Fostering is often filled with a lot of unexpected twists
I send an SOS to my sister. She says she’ll come over to help. I dig out the portable crib I purchased for just such an occasion as I await the phone call letting me know they’re on their way. Hours pass as I imagine all the cozy baby snuggles that I’ll soon be enjoying.
Then the call comes in around 10 pm, they’re on their way. I let my sister know, and she and my niece arrive just as the investigator is pulling into the driveway. Over the screams of the baby girl, the investigator hands me a diaper bag and says, “We aren’t sure when she ate last”. As we carry the car seat inside, the investigator asks if I have a car seat of my own. I do not. I thought I would only be providing “traditional” respite, where I would be provided with everything the child needed. She tells me I can use this one temporarily, but she’ll need it back, so I’ll need to get my own.

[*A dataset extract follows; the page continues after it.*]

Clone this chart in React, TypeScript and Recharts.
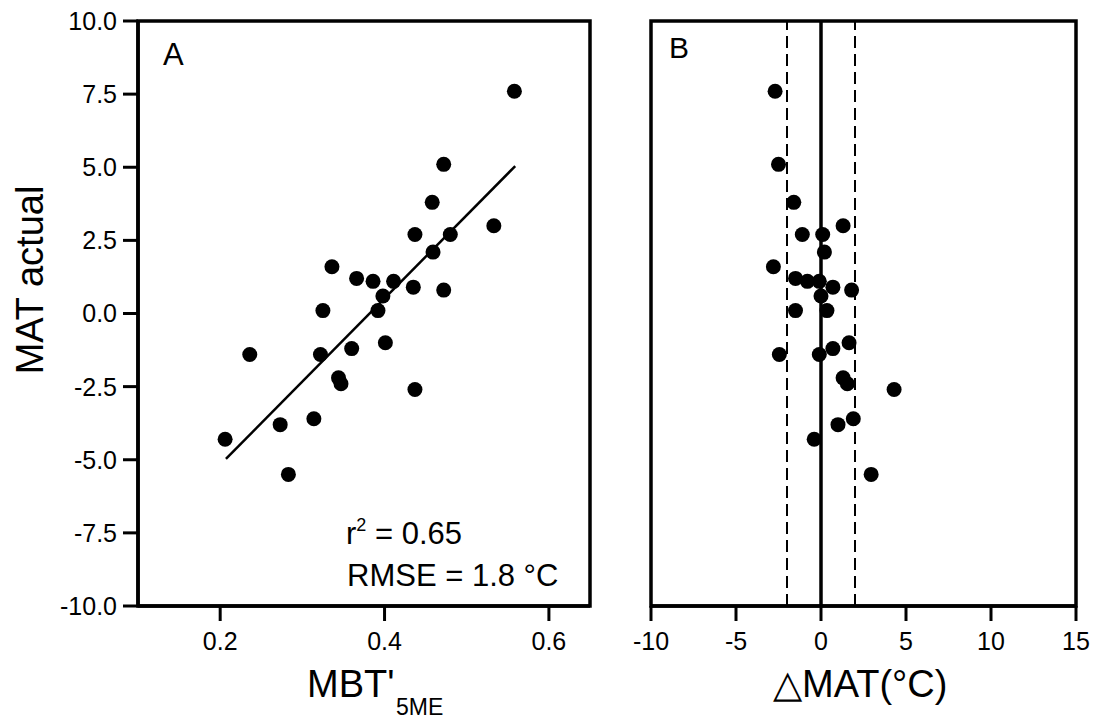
import { ScatterChart, Scatter, XAxis, YAxis, ReferenceLine, ReferenceArea } from "recharts";

// MBT'5ME values (panel A)
const mbt = [
  0.558, 0.472, 0.458, 0.533, 0.437, 0.48, 0.459, 0.336, 0.366, 0.386, 0.411, 0.435, 0.472, 0.398,
  0.325, 0.392, 0.236, 0.322, 0.36, 0.401, 0.344, 0.347, 0.437, 0.314, 0.273, 0.206, 0.283,
];
// actual MAT, shared y by both panels
const matActual = [
  7.6, 5.1, 3.8, 3.0, 2.7, 2.7, 2.1, 1.6, 1.2, 1.1, 1.1, 0.9, 0.8, 0.6,
  0.1, 0.1, -1.4, -1.4, -1.2, -1.0, -2.2, -2.4, -2.6, -3.6, -3.8, -4.3, -5.5,
];
// residuals (panel B)
const deltaMat = [
  -2.7, -2.5, -1.6, 1.3, -1.1, 0.1, 0.2, -2.8, -1.5, -0.8, -0.1, 0.7, 1.8, 0.0,
  -1.5, 0.35, -2.45, -0.1, 0.7, 1.65, 1.3, 1.55, 4.3, 1.9, 1.0, -0.4, 2.95,
];

const fitLine = [
  { x: 0.207, y: -4.97 },
  { x: 0.559, y: 5.04 },
];

const yTicks = [-10, -7.5, -5, -2.5, 0, 2.5, 5, 7.5, 10];
const xTicksA = [0.2, 0.4, 0.6];
const xTicksB = [-10, -5, 0, 5, 10, 15];
const bandLimits = [-2, 2];

const dataA = mbt.map((x, i) => ({ x, y: matActual[i] }));
const dataB = deltaMat.map((x, i) => ({ x, y: matActual[i] }));

const font = "'Liberation Sans', Arial, sans-serif";
const tickStyle = { fill: "#000", fontSize: 25, fontFamily: font };

const Dot = (p: any) => <circle cx={p.cx} cy={p.cy} r={7.5} fill="#000" />;

const App = () => {
  return (
    <div style={{ position: "absolute", left: 0, top: 0, width: 1098, height: 722, background: "#fff" }}>
      <div style={{ position: "absolute", left: 0, top: 0 }}>
        <ScatterChart width={620} height={722} margin={{ top: 21, right: 30, bottom: 0, left: 0 }}>
          <XAxis
            dataKey="x"
            type="number"
            domain={[0.1, 0.65]}
            ticks={xTicksA}
            interval={0}
            allowDataOverflow
            height={116}
            tickFormatter={(v: number) => v.toFixed(1)}
            tick={tickStyle}
            tickSize={15}
            tickMargin={11}
            tickLine={{ stroke: "#000", strokeWidth: 3 }}
            axisLine={{ stroke: "#000", strokeWidth: 3.5 }}
          />
          <YAxis
            dataKey="y"
            type="number"
            domain={[-10, 10]}
            ticks={yTicks}
            interval={0}
            allowDataOverflow
            width={138}
            tickFormatter={(v: number) => v.toFixed(1)}
            tick={tickStyle}
            tickSize={15}
            tickMargin={6}
            tickLine={{ stroke: "#000", strokeWidth: 3 }}
            axisLine={{ stroke: "#000", strokeWidth: 3.5 }}
          />
          <ReferenceArea x1={0.1} x2={0.65} y1={-10} y2={10} fill="none" stroke="#000" strokeWidth={3.5} ifOverflow="visible" />
          <ReferenceLine segment={fitLine} stroke="#000" strokeWidth={2.5} ifOverflow="visible" />
          <Scatter data={dataA} shape={Dot} isAnimationActive={false} />
        </ScatterChart>
      </div>
      <div style={{ position: "absolute", left: 620, top: 0 }}>
        <ScatterChart width={478} height={722} margin={{ top: 21, right: 22, bottom: 0, left: 31 }}>
          <XAxis
            dataKey="x"
            type="number"
            domain={[-10, 15]}
            ticks={xTicksB}
            interval={0}
            allowDataOverflow
            height={116}
            tick={tickStyle}
            tickSize={15}
            tickMargin={11}
            tickLine={{ stroke: "#000", strokeWidth: 3 }}
            axisLine={{ stroke: "#000", strokeWidth: 3.5 }}
          />
          <YAxis dataKey="y" type="number" domain={[-10, 10]} allowDataOverflow hide />
          <ReferenceArea x1={-10} x2={15} y1={-10} y2={10} fill="none" stroke="#000" strokeWidth={3.5} ifOverflow="visible" />
          {bandLimits.map((b) => (
            <ReferenceLine key={b} x={b} stroke="#000" strokeWidth={2} strokeDasharray="12 6" />
          ))}
          <ReferenceLine x={0} stroke="#000" strokeWidth={3.5} />
          <Scatter data={dataB} shape={Dot} isAnimationActive={false} />
        </ScatterChart>
      </div>
      <svg width={1098} height={722} style={{ position: "absolute", left: 0, top: 0, pointerEvents: "none" }}>
        <g fontFamily={font} fill="#000">
          <text x={43} y={280} fontSize={38} textAnchor="middle" transform="rotate(-90 43 280)">
            MAT actual
          </text>
          <text x={307} y={697} fontSize={38}>
            MBT'
          </text>
          <text x={396} y={715} fontSize={23}>
            5ME
          </text>
          <text x={773} y={697} fontSize={38}>
            △MAT(°C)
          </text>
          <text x={163} y={65} fontSize={31}>
            A
          </text>
          <text x={669} y={58} fontSize={30}>
            B
          </text>
          <text x={346} y={544} fontSize={31}>
            r<tspan fontSize={18} dy={-13}>2</tspan>
            <tspan dy={13}> = 0.65</tspan>
          </text>
          <text x={347} y={586} fontSize={31}>
            RMSE = 1.8 °C
          </text>
        </g>
      </svg>
    </div>
  );
};

export default App;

As she leaves, the baby girl is still screaming at the top of her lungs. She’s just been pulled from the arms of her mother and removed from everything she’s ever known; it didn’t matter that it was an abusive and neglectful environment, it was “normal” and “comfortable” for her.
I remove her from the car seat and notice she’s filthy and wearing an oversized diaper, an 18-month-old shirt, and nothing else. My sister begins digging through the diaper bag, which wreaks of cigarette smoke, and discovers only infant socks. No diapers. No wipes. No formula. No bottles. No clothes. Nothing but socks.
Sacrifices
My niece and I make a mad dash for Walmart while my sister tries to console the traumatized baby girl. We rush through the baby section grabbing a baby bath, baby wash, diapers, wipes, bottles, formula and clothes.

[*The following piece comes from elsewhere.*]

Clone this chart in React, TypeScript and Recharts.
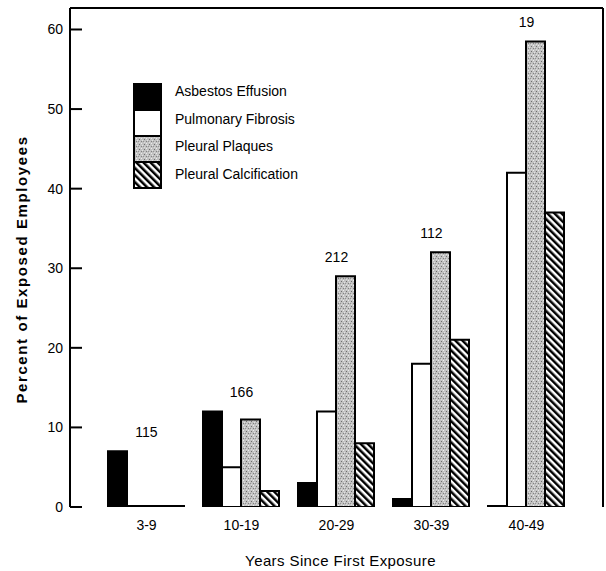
import { ComposedChart, Bar, Line, XAxis, YAxis, Legend, LabelList, Label } from 'recharts';

// values
const ranges = ['3-9', '10-19', '20-29', '30-39', '40-49'];
const workers = [115, 166, 212, 112, 19];
const effusion = [7, 12, 3, 1, 0];
const fibrosis = [0, 5, 12, 18, 42];
const plaques = [0, 11, 29, 32, 58.5];
const calcification = [0, 2, 8, 21, 37];
const yTicks = [0, 10, 20, 30, 40, 50, 60];

const series = [
  { key: 'effusion', name: 'Asbestos Effusion', fill: '#000' },
  { key: 'fibrosis', name: 'Pulmonary Fibrosis', fill: '#fff' },
  { key: 'plaques', name: 'Pleural Plaques', fill: 'url(#stipple)' },
  { key: 'calcification', name: 'Pleural Calcification', fill: 'url(#hatch)' },
];

const data = ranges.map((range, i) => ({
  range,
  effusion: effusion[i],
  fibrosis: fibrosis[i],
  plaques: plaques[i],
  calcification: calcification[i],
  count: workers[i],
  // highest bar of the group, used to sit the sample size above it
  peak: Math.max(effusion[i], fibrosis[i], plaques[i], calcification[i]),
}));

const FONT = '"Liberation Sans", Arial, Helvetica, sans-serif';
const INK = '#000';
const Y_DOMAIN: [number, number] = [0, 62.7];
const X_PAD = { left: 29, right: 29 };

const YTick = (props: any) => {
  const { x, y, payload } = props;
  return (
    <g>
      <line x1={x + 6} x2={x + 18} y1={y} y2={y} stroke="#000" strokeWidth={2} />
      <text x={x - 1} y={y} dy={5} textAnchor="end" fill={INK} fontSize={14} fontFamily={FONT}>
        {payload.value}
      </text>
    </g>
  );
};

const YTitle = (props: any) => {
  const { viewBox } = props;
  const cx = viewBox.x + 1;
  const cy = viewBox.y + viewBox.height / 2 + 12;
  return (
    <text
      x={cx}
      y={cy}
      transform={`rotate(-90, ${cx}, ${cy})`}
      textAnchor="middle"
      dominantBaseline="central"
      fill={INK}
      fontSize={15}
      fontWeight="bold"
      letterSpacing={1.6}
      fontFamily={FONT}
    >
      Percent of Exposed Employees
    </text>
  );
};

// legend drawn from the series list: one stacked column of swatches, names beside
const LegendBox = () => (
  <div style={{ position: 'relative', width: 200, height: 112, fontFamily: FONT }}>
    <svg width={30} height={108} style={{ position: 'absolute', left: 0, top: 5 }}>
      {series.map((s, i) => (
        <rect key={s.key} x={1} y={1 + i * 26} width={27} height={26} fill={s.fill} stroke="#000" strokeWidth={2} />
      ))}
    </svg>
    {series.map((s, i) => (
      <div
        key={s.key}
        style={{
          position: 'absolute',
          left: 42,
          top: i * 27.5,
          lineHeight: '27.5px',
          fontSize: 14,
          color: INK,
          whiteSpace: 'nowrap',
        }}
      >
        {s.name}
      </div>
    ))}
  </div>
);

export default function App() {
  return (
    <div style={{ position: 'absolute', left: 0, top: 0, background: '#fff' }}>
      <ComposedChart
        width={606}
        height={571}
        data={data}
        margin={{ top: 7, right: 2, left: 20, bottom: 0 }}
        barCategoryGap={9}
        barGap={0}
        style={{ fontFamily: FONT }}
      >
        <defs>
          <pattern id="stipple" width={5} height={5} patternUnits="userSpaceOnUse">
            <rect width={5} height={5} fill="#c2c2c2" />
            <rect x={1} y={1} width={1} height={1} fill="#6e6e6e" />
            <rect x={3} y={3} width={1} height={1} fill="#808080" />
            <rect x={3} y={0} width={1} height={1} fill="#ececec" />
            <rect x={0} y={3} width={1} height={1} fill="#939393" />
            <rect x={4} y={2} width={1} height={1} fill="#e2e2e2" />
            <rect x={1} y={4} width={1} height={1} fill="#dcdcdc" />
          </pattern>
          <pattern id="hatch" width={5} height={5} patternUnits="userSpaceOnUse" patternTransform="rotate(-45)">
            <rect width={5} height={5} fill="#fff" />
            <rect width={2.5} height={5} fill="#000" />
          </pattern>
        </defs>

        <XAxis
          dataKey="range"
          height={64}
          padding={X_PAD}
          axisLine={false}
          tickLine={false}
          tickSize={0}
          tickMargin={13}
          tick={{ fill: INK, fontSize: 14, fontFamily: FONT }}
        >
          <Label
            value="Years Since First Exposure"
            position="insideBottom"
            offset={5}
            dx={4}
            fill={INK}
            fontSize={15}
            letterSpacing={0.4}
            fontFamily={FONT}
          />
        </XAxis>
        {/* top and right axes only draw the frame; the count labels ride on them */}
        <XAxis
          xAxisId="top"
          dataKey="range"
          orientation="top"
          height={1}
          padding={X_PAD}
          tick={false}
          tickLine={false}
          axisLine={{ stroke: '#000', strokeWidth: 2 }}
        />
        <YAxis
          width={50}
          domain={Y_DOMAIN}
          ticks={yTicks}
          allowDataOverflow
          axisLine={{ stroke: '#000', strokeWidth: 2 }}
          tickLine={false}
          tickSize={0}
          tickMargin={6}
          tick={<YTick />}
        >
          <Label content={<YTitle />} />
        </YAxis>
        <YAxis
          yAxisId="right"
          orientation="right"
          width={1}
          domain={Y_DOMAIN}
          allowDataOverflow
          tick={false}
          tickLine={false}
          axisLine={{ stroke: '#000', strokeWidth: 2 }}
        />

        <Legend
          layout="vertical"
          align="center"
          verticalAlign="middle"
          content={<LegendBox />}
          wrapperStyle={{ left: 133, top: 78 }}
        />

        {series.map((s) => (
          <Bar
            key={s.key}
            dataKey={s.key}
            name={s.name}
            fill={s.fill}
            stroke="#000"
            strokeWidth={2}
            minPointSize={1}
            isAnimationActive={false}
          />
        ))}

        <Line
          xAxisId="top"
          yAxisId="right"
          dataKey="peak"
          stroke="none"
          dot={false}
          activeDot={false}
          legendType="none"
          isAnimationActive={false}
        >
          <LabelList dataKey="count" position="top" offset={14} fill={INK} fontSize={14} fontFamily={FONT} />
        </Line>
      </ComposedChart>
    </div>
  );
}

A hundred dollars and what feels like an eternity later, we arrive back home to find the baby girl still screaming inconsolably. I quickly fix her a bottle and feed her while my sister runs her a warm bath. After she’s eaten her fill, I remove the oversized shirt and dirty diaper to give her a bath. She shakes uncontrollably despite the warm water and loving hands bathing her. We dry off her tiny body and put her in a cute cozy onesie. She begins to cry again. I rock her to sleep as the weight of the decision to foster begins to sink in.
After several minutes of enjoying the baby snuggles, which I was so looking forward to, I lay her peacefully sleeping into the crib. She immediately awakens in a jolt and begins crying. I pick her up and rock her until she falls back asleep. I laid her in her crib again, and again she awakens with a jolt and begins crying. After several more failed attempts to put her in the crib after she falls asleep, I abandon the idea and resign myself to a sleepless night on the couch with a sleeping baby. My sister leaves around 1 am and I’m left alone in my instant motherhood.

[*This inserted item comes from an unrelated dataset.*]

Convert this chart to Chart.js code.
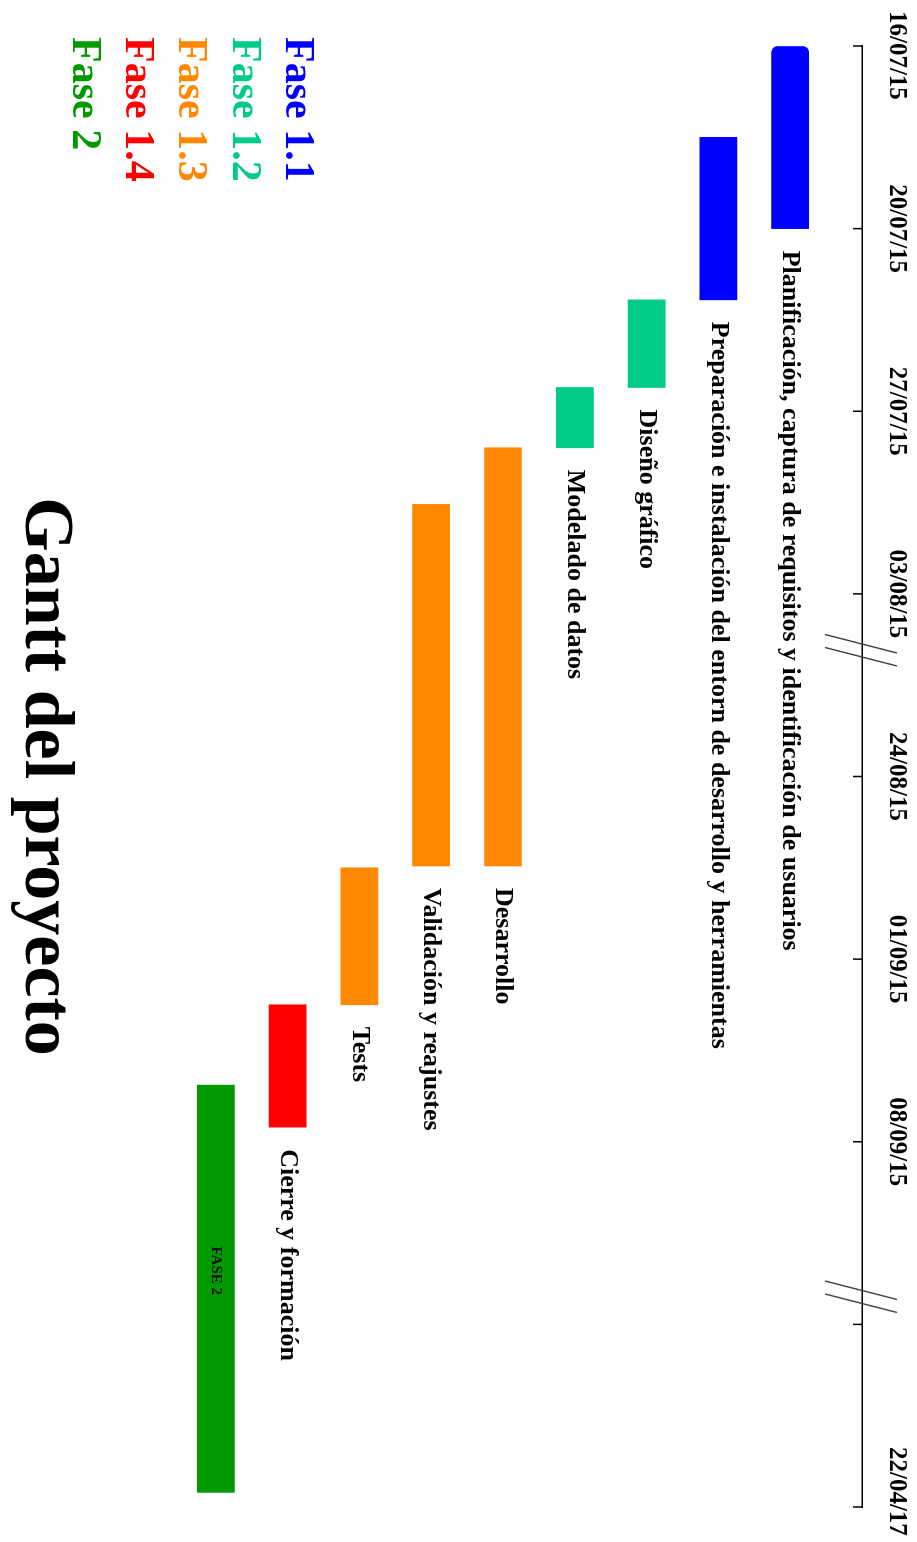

As I snuggle this beautiful sleeping baby girl I’m perplexed as to how anyone could abuse or neglect her. How could they see her as a burden or do anything to hurt this innocent child? My heart is broken. My body is tired. I smile at her and speak softly to her, but she never coos or smiles. Only blank stares and cries. Pain is all she’s ever known.
One direction and then another
In the morning I begin getting ready for work, a chore unto itself with an infant. The moment I lay her down she begins to cry. I get to my store to open for the day and my mother and sister join me as reinforcements and extra hands to hold the baby girl so I can assist customers.
These angels bring a carload of items: bouncy seat, toys, more diapers, blankets and everything they have for an infant. After lots of snuggles, attention and every need being met immediately baby girl starts to finally feel safe. By late morning we saw her smile for the first time! It melted my heart.
Around noon I receive another call from the investigator. They’ve found a family member who is willing and able to take placement of the baby girl. She will be in touch soon with more information. I worry what yet another transition will do to this poor baby’s sense of security. She was finally feeling safe and loved and now she would be in yet another scary new environment.
Several more hours pass filled with crying, diaper changes, crying, warm bottles, baby snuggles, more crying and playing mixed with assisting customers and bonding with my mom and sister over the joys and trials of motherhood. The new case worker calls to introduce herself and let me know she’ll be coming to pick up baby girl by 2 pm to take her to live with her aunt. My heart is met with equal amounts of relief and sadness. I’ve seen this baby girl relax, heard her coo, seen her smile and realized the hardest part was behind me and now she’d be leaving. However, I also like my sleep and realize now just how much work it is to raise an infant well.
Goodbyes are always hard
By 2 pm I ensure her new diaper bag is packed with her new belongings and she’s fed, changed and ready to go. The afternoon fades away with more crying, snuggles, warm bottles, coos, smiles and diaper changes as the diaper bag is unpacked to attend to her needs.
More than two hours later, a Children’s Division vehicle pulls into my parking lot. It is time. The case worker has come to take the child to her aunt. My mom repacks the diaper bag as I give baby girl one last snuggle, knowing I will likely never see her again. As I take in the last few coos and smiles of baby girl as she’s placed in her car seat and loaded into the sedan, my heart is full but heavy.
I watch them drive away and the heaviness of this calling begins to set in. Eighteen hours is all the time I had with baby girl, but she will forever hold a place in my heart and life. I keep a picture of her on my fridge as a reminder of this incredible calling to foster and of our short but impactful time together.
Fostering is a difficult balance of being willing to say forever to a child while also knowing they can be removed from your home in an instant. To be fully invested, but also open handed, trusting that God knows what is best. The only way to maintain this posture is to be fully submitted to the Lord, His sovereignty, His timing, and His perfect will.
I’ve heard many people say they could never foster because they’d get too attached, but that’s exactly the point. These precious children desperately need attachment. You can fully attach and yet be willing to watch part of your heart be carried out the door and possibly out of your life forever, if the Lord allows. I guess the biggest lesson learned was that a full heart is a heavy heart. The fullness makes it heavy.
Desiring a full heart without acknowledging the heaviness that comes with it is an ill-conceived notion. The heaviness is well worth the price of having a full heart. I promise you that.